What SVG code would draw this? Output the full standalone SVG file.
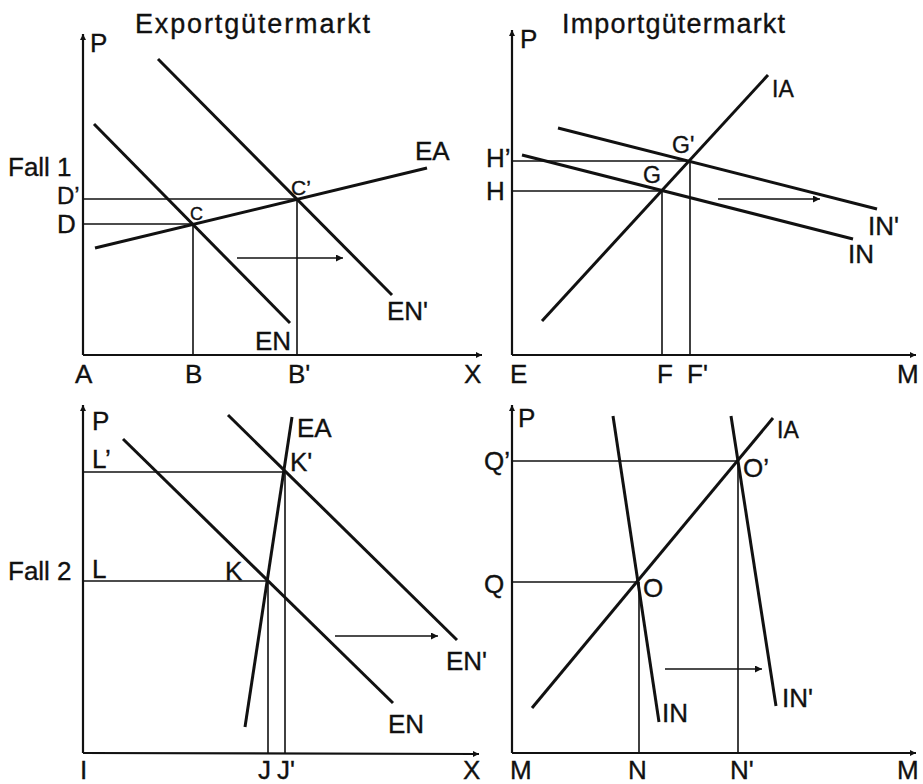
<svg xmlns="http://www.w3.org/2000/svg" width="923" height="784" viewBox="0 0 923 784">
<style>
text{font-family:"Liberation Sans",Arial,Helvetica,sans-serif;fill:#111;stroke:#111;stroke-width:0.35;font-size:26px}
.t{font-size:27px}
.sm{font-size:23px}
.axis{stroke:#111;stroke-width:2.2;fill:none}
.curve{stroke:#111;stroke-width:3;fill:none;stroke-linecap:butt}
.ref{stroke:#111;stroke-width:1.6;fill:none}
.shift{stroke:#111;stroke-width:1.6;fill:none}
</style>
<defs>
<marker id="ax" viewBox="0 0 10 10" refX="10" refY="5" markerWidth="9" markerHeight="6" markerUnits="userSpaceOnUse" orient="auto"><path d="M0,0 L10,5 L0,10 z" fill="#111"/></marker>
<marker id="sh" viewBox="0 0 10 10" refX="10" refY="5" markerWidth="12" markerHeight="7" markerUnits="userSpaceOnUse" orient="auto"><path d="M0,0 L10,5 L0,10 z" fill="#111"/></marker>
</defs>
<rect width="923" height="784" fill="#fff"/>

<g id="panel-export-1">
<text class="t" x="135" y="33" textLength="235" lengthAdjust="spacing">Exportgütermarkt</text>
<line class="axis" x1="83" y1="355" x2="83" y2="34" marker-end="url(#ax)"/>
<line class="axis" x1="83" y1="355" x2="482" y2="355" marker-end="url(#ax)"/>
<line class="ref" x1="83" y1="199" x2="297" y2="199"/>
<line class="ref" x1="83" y1="224" x2="193" y2="224"/>
<line class="ref" x1="193" y1="224" x2="193" y2="355"/>
<line class="ref" x1="297" y1="199" x2="297" y2="355"/>
<line class="curve" x1="95" y1="248" x2="427" y2="168"/>
<line class="curve" x1="94" y1="124" x2="290" y2="323"/>
<line class="curve" x1="158" y1="59" x2="392" y2="295"/>
<line class="shift" x1="237" y1="258" x2="343" y2="258" marker-end="url(#sh)"/>
<text x="90" y="52">P</text>
<text x="8" y="176">Fall 1</text>
<text x="57" y="204" style="font-size:24px">D’</text>
<text x="57" y="233">D</text>
<text x="190" y="220" style="font-size:18px">C</text>
<text x="291" y="195" style="font-size:21px">C’</text>
<text x="415" y="160">EA</text>
<text x="255" y="350">EN</text>
<text x="387" y="320">EN'</text>
<text x="75" y="383">A</text>
<text x="185" y="383">B</text>
<text x="288" y="383">B'</text>
<text x="464" y="383">X</text>
</g>

<g id="panel-import-1">
<text class="t" x="562" y="33" textLength="223" lengthAdjust="spacing">Importgütermarkt</text>
<line class="axis" x1="512" y1="355" x2="512" y2="30" marker-end="url(#ax)"/>
<line class="axis" x1="512" y1="355" x2="916" y2="355" marker-end="url(#ax)"/>
<line class="ref" x1="512" y1="161" x2="690" y2="161"/>
<line class="ref" x1="512" y1="191" x2="662" y2="191"/>
<line class="ref" x1="662" y1="191" x2="662" y2="355"/>
<line class="ref" x1="690" y1="161" x2="690" y2="355"/>
<line class="curve" x1="542" y1="321" x2="768" y2="75"/>
<line class="curve" x1="522" y1="155" x2="853" y2="239"/>
<line class="curve" x1="558" y1="128" x2="877" y2="209"/>
<line class="shift" x1="718" y1="199" x2="820" y2="199" marker-end="url(#sh)"/>
<text x="520" y="48">P</text>
<text class="sm" x="772" y="97">IA</text>
<text x="486" y="167">H’</text>
<text x="486" y="200">H</text>
<text class="sm" x="643" y="183">G</text>
<text class="sm" x="672" y="153">G'</text>
<text x="848" y="263">IN</text>
<text x="868" y="235">IN'</text>
<text x="510" y="383">E</text>
<text x="657" y="383">F</text>
<text x="687" y="383">F'</text>
<text x="897" y="383">M</text>
</g>

<g id="panel-export-2">
<line class="axis" x1="83" y1="753" x2="83" y2="405" marker-end="url(#ax)"/>
<line class="axis" x1="83" y1="753" x2="479" y2="754" marker-end="url(#ax)"/>
<line class="ref" x1="83" y1="472" x2="285" y2="472"/>
<line class="ref" x1="83" y1="581" x2="268" y2="581"/>
<line class="ref" x1="268" y1="581" x2="268" y2="753"/>
<line class="ref" x1="285" y1="472" x2="285" y2="753"/>
<line class="curve" x1="245" y1="727" x2="292" y2="417"/>
<line class="curve" x1="123" y1="439" x2="393" y2="703"/>
<line class="curve" x1="228" y1="415" x2="457" y2="640"/>
<line class="shift" x1="335" y1="636" x2="438" y2="636" marker-end="url(#sh)"/>
<text x="92" y="430">P</text>
<text x="92" y="468">L’</text>
<text x="92" y="578">L</text>
<text x="8" y="580">Fall 2</text>
<text x="225" y="580">K</text>
<text x="290" y="471">K'</text>
<text x="297" y="437">EA</text>
<text x="388" y="733">EN</text>
<text x="446" y="670">EN'</text>
<text x="80" y="779">I</text>
<text x="258" y="779">J</text>
<text x="277" y="779">J'</text>
<text x="463" y="779">X</text>
</g>

<g id="panel-import-2">
<line class="axis" x1="512" y1="753" x2="512" y2="405" marker-end="url(#ax)"/>
<line class="axis" x1="512" y1="753" x2="916" y2="753" marker-end="url(#ax)"/>
<line class="ref" x1="512" y1="461" x2="738" y2="461"/>
<line class="ref" x1="512" y1="582" x2="639" y2="582"/>
<line class="ref" x1="639" y1="582" x2="639" y2="753"/>
<line class="ref" x1="738" y1="461" x2="738" y2="753"/>
<line class="curve" x1="532" y1="708" x2="773" y2="418"/>
<line class="curve" x1="613" y1="416" x2="659" y2="722"/>
<line class="curve" x1="731" y1="416" x2="776" y2="706"/>
<line class="shift" x1="665" y1="669" x2="762" y2="669" marker-end="url(#sh)"/>
<text x="518" y="427">P</text>
<text x="484" y="470">Q’</text>
<text x="484" y="593">Q</text>
<text x="643" y="597">O</text>
<text x="743" y="477">O’</text>
<text class="sm" x="777" y="438">IA</text>
<text x="662" y="722">IN</text>
<text x="782" y="707">IN'</text>
<text x="510" y="779">M</text>
<text x="628" y="779">N</text>
<text x="730" y="779">N'</text>
<text x="897" y="779">M</text>
</g>
</svg>
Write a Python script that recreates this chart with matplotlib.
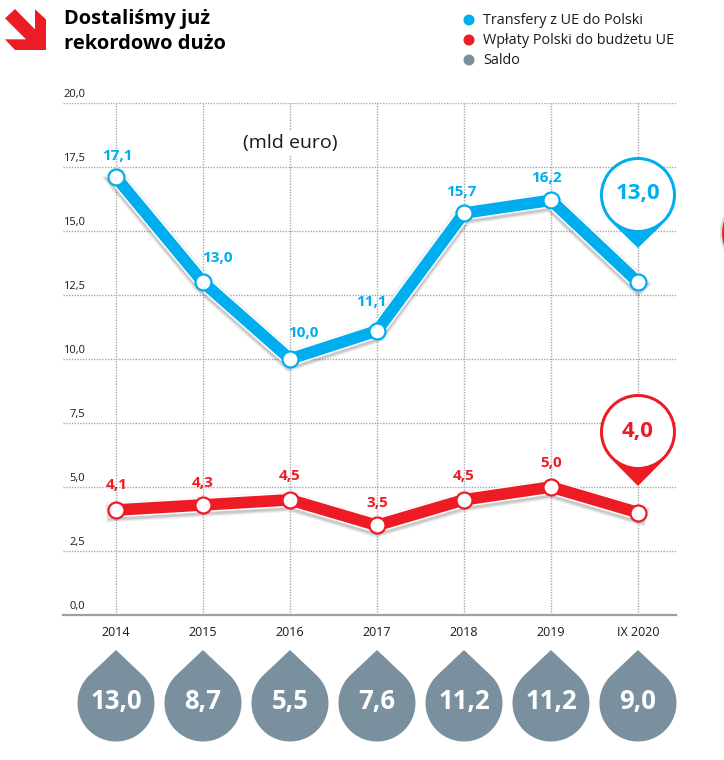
import numpy as np
import matplotlib
matplotlib.use("Agg")
import matplotlib.pyplot as plt
from matplotlib.patches import Circle, Polygon
from matplotlib.transforms import ScaledTranslation

plt.rcParams["font.family"] = ["Open Sans", "DejaVu Sans"]

# data, mld euro
years = ["2014", "2015", "2016", "2017", "2018", "2019", "IX 2020"]
transfers = [17.1, 13.0, 10.0, 11.1, 15.7, 16.2, 13.0]
payments = [4.1, 4.3, 4.5, 3.5, 4.5, 5.0, 4.0]
balance = [13.0, 8.7, 5.5, 7.6, 11.2, 11.2, 9.0]
y_ticks = [0, 2.5, 5, 7.5, 10, 12.5, 15, 17.5, 20]
legend_names = ["Transfery z UE do Polski", "Wpłaty Polski do budżetu UE", "Saldo"]

BLUE = "#00aeef"
RED = "#ed1c24"
GREY = "#7a909e"
W, H = 724, 760

# label offsets in pixels from the point
blue_off = [(1, 21), (14, 24), (13, 26), (-6, 29), (-3, 21), (-5, 22), (0, 0)]
red_off = [(1, 25), (0, 22), (0, 24), (0, 22), (0, 24), (0, 24), (0, 0)]


def pl(v):
    return f"{v:.1f}".replace(".", ",")


def drop(ov, cx, cy, r, d, color, zorder=5):
    # circle with a pointed end, d pixels from the centre (d > 0 up, d < 0 down)
    sign = 1 if d > 0 else -1
    d = abs(d)
    a = np.arccos(r / d)
    t = np.linspace(a, 2 * np.pi - a, 90)
    pts = np.column_stack([cx + r * np.sin(t), cy - sign * r * np.cos(t)])
    pts = np.vstack([[cx, cy - sign * d], pts])
    ov.add_patch(Polygon(pts, closed=True, fc=color, ec="none", zorder=zorder))


fig = plt.figure(figsize=(W / 100, H / 100), dpi=100)
ax = fig.add_axes([63 / W, 1 - 615 / H, (676 - 63) / W, (615 - 103) / H])
ax.set_xlim(-0.609, 6.437)
ax.set_ylim(0, 20)

ax.set_xticks(range(len(years)))
ax.set_xticklabels(years, fontsize=9, color="#1a1a1a")
ax.set_yticks(y_ticks)
ax.set_yticklabels([pl(v) for v in y_ticks], fontsize=8, color="#1a1a1a", va="bottom", ha="right")
ax.tick_params(axis="x", length=0, pad=8)
ax.tick_params(axis="y", length=0, pad=-16)
# lift the value axis labels a little above their gridline
for lab in ax.get_yticklabels():
    lab.set_transform(lab.get_transform() + ScaledTranslation(0, 2 / 72, fig.dpi_scale_trans))
ax.grid(True, color="#a8a8a8", lw=1.0, ls=(0, (1, 1)))
ax.set_axisbelow(True)
for s in ["top", "left", "right"]:
    ax.spines[s].set_visible(False)
ax.spines["bottom"].set_color("#a0a0a0")
ax.spines["bottom"].set_linewidth(1.6)

x = np.arange(len(years))
for values, color, offs in [(transfers, BLUE, blue_off), (payments, RED, red_off)]:
    # soft shadow under the line
    for lw, alpha in [(14.5, 0.05), (13, 0.07), (11.5, 0.1)]:
        ax.plot(x, np.array(values) - 0.08, color="black", lw=lw, alpha=alpha,
                solid_joinstyle="miter", zorder=3)
    ax.plot(x, values, color="white", lw=10.6, solid_joinstyle="miter", zorder=4)
    ax.plot(x, values, color=color, lw=8.4, solid_joinstyle="miter", zorder=5)
    ax.plot(x, values, ls="none", marker="o", ms=11.5, mfc="white", mec=color, mew=1.6, zorder=6)
    for i, v in enumerate(values[:-1]):
        ax.annotate(pl(v), (x[i], v), xytext=offs[i], textcoords="offset pixels",
                    ha="center", va="center", color=color, fontsize=11, fontweight="bold", zorder=7)

ax.text(2, 18.43, "(mld euro)", ha="center", va="center", fontsize=14, color="#1a1a1a",
        bbox=dict(fc="white", ec="none", pad=2), zorder=2)

# overlay in image pixels for title, legend, pins and drops
ov = fig.add_axes([0, 0, 1, 1], facecolor="none")
ov.set_xlim(0, W)
ov.set_ylim(H, 0)
ov.axis("off")


def to_px(i, v):
    px, py = ax.transData.transform((i, v))
    return px, H - py


arrow = np.array([(15, 55), (45, 27), (105, 88), (105, 28), (138, 58), (138, 150),
                  (45, 150), (15, 118), (78, 118)]) / 3
ov.add_patch(Polygon(arrow, closed=True, fc=RED, ec="none"))
ov.text(64, 19, "Dostaliśmy już", fontsize=14.5, fontweight="bold", color="black", va="center")
ov.text(64, 44, "rekordowo dużo", fontsize=14.5, fontweight="bold", color="black", va="center")

for name, color, ly in zip(legend_names, [BLUE, RED, GREY], [20, 40, 60]):
    ov.add_patch(Circle((469, ly), 5.5, fc=color, ec="none"))
    ov.text(483, ly, name, fontsize=10.4, color="#1a1a1a", va="center")

# pins for the last value
last = len(years) - 1
for values, color, cy, d in [(transfers, BLUE, 195, -53), (payments, RED, 432, -54)]:
    cx, _ = to_px(last, values[last])
    drop(ov, cx, cy, 38, d, color)
    ov.add_patch(Circle((cx, cy), 35, fc="white", ec="none", zorder=6))
    ov.text(cx, cy - 1, pl(values[last]), fontsize=16, fontweight="bold", color=color,
            ha="center", va="center", zorder=7)

# balance drops under the axis
for i, v in enumerate(balance):
    cx, _ = to_px(i, 0)
    drop(ov, cx, 703, 38.5, 53, GREY)
    ov.text(cx, 702, pl(v), fontsize=18.5, fontweight="bold", color="white",
            ha="center", va="center", zorder=7)

# piece of the neighbouring graphic at the right edge
ov.add_patch(Circle((761, 233), 40, fc=RED, ec="#dddddd", lw=1.5))

fig.savefig("out.png", dpi=100)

-- SET EXERCISE --
The lines you need run from the one containing "Write a Python" down to the one containing "ax.set_ylim(0, 20)"; print them exactly, both ends included, and leave out pictures.

-- TASK OUTPUT --
Write a Python script that recreates this chart with matplotlib.
import numpy as np
import matplotlib
matplotlib.use("Agg")
import matplotlib.pyplot as plt
from matplotlib.patches import Circle, Polygon
from matplotlib.transforms import ScaledTranslation

plt.rcParams["font.family"] = ["Open Sans", "DejaVu Sans"]

# data, mld euro
years = ["2014", "2015", "2016", "2017", "2018", "2019", "IX 2020"]
transfers = [17.1, 13.0, 10.0, 11.1, 15.7, 16.2, 13.0]
payments = [4.1, 4.3, 4.5, 3.5, 4.5, 5.0, 4.0]
balance = [13.0, 8.7, 5.5, 7.6, 11.2, 11.2, 9.0]
y_ticks = [0, 2.5, 5, 7.5, 10, 12.5, 15, 17.5, 20]
legend_names = ["Transfery z UE do Polski", "Wpłaty Polski do budżetu UE", "Saldo"]

BLUE = "#00aeef"
RED = "#ed1c24"
GREY = "#7a909e"
W, H = 724, 760

# label offsets in pixels from the point
blue_off = [(1, 21), (14, 24), (13, 26), (-6, 29), (-3, 21), (-5, 22), (0, 0)]
red_off = [(1, 25), (0, 22), (0, 24), (0, 22), (0, 24), (0, 24), (0, 0)]


def pl(v):
    return f"{v:.1f}".replace(".", ",")


def drop(ov, cx, cy, r, d, color, zorder=5):
    # circle with a pointed end, d pixels from the centre (d > 0 up, d < 0 down)
    sign = 1 if d > 0 else -1
    d = abs(d)
    a = np.arccos(r / d)
    t = np.linspace(a, 2 * np.pi - a, 90)
    pts = np.column_stack([cx + r * np.sin(t), cy - sign * r * np.cos(t)])
    pts = np.vstack([[cx, cy - sign * d], pts])
    ov.add_patch(Polygon(pts, closed=True, fc=color, ec="none", zorder=zorder))


fig = plt.figure(figsize=(W / 100, H / 100), dpi=100)
ax = fig.add_axes([63 / W, 1 - 615 / H, (676 - 63) / W, (615 - 103) / H])
ax.set_xlim(-0.609, 6.437)
ax.set_ylim(0, 20)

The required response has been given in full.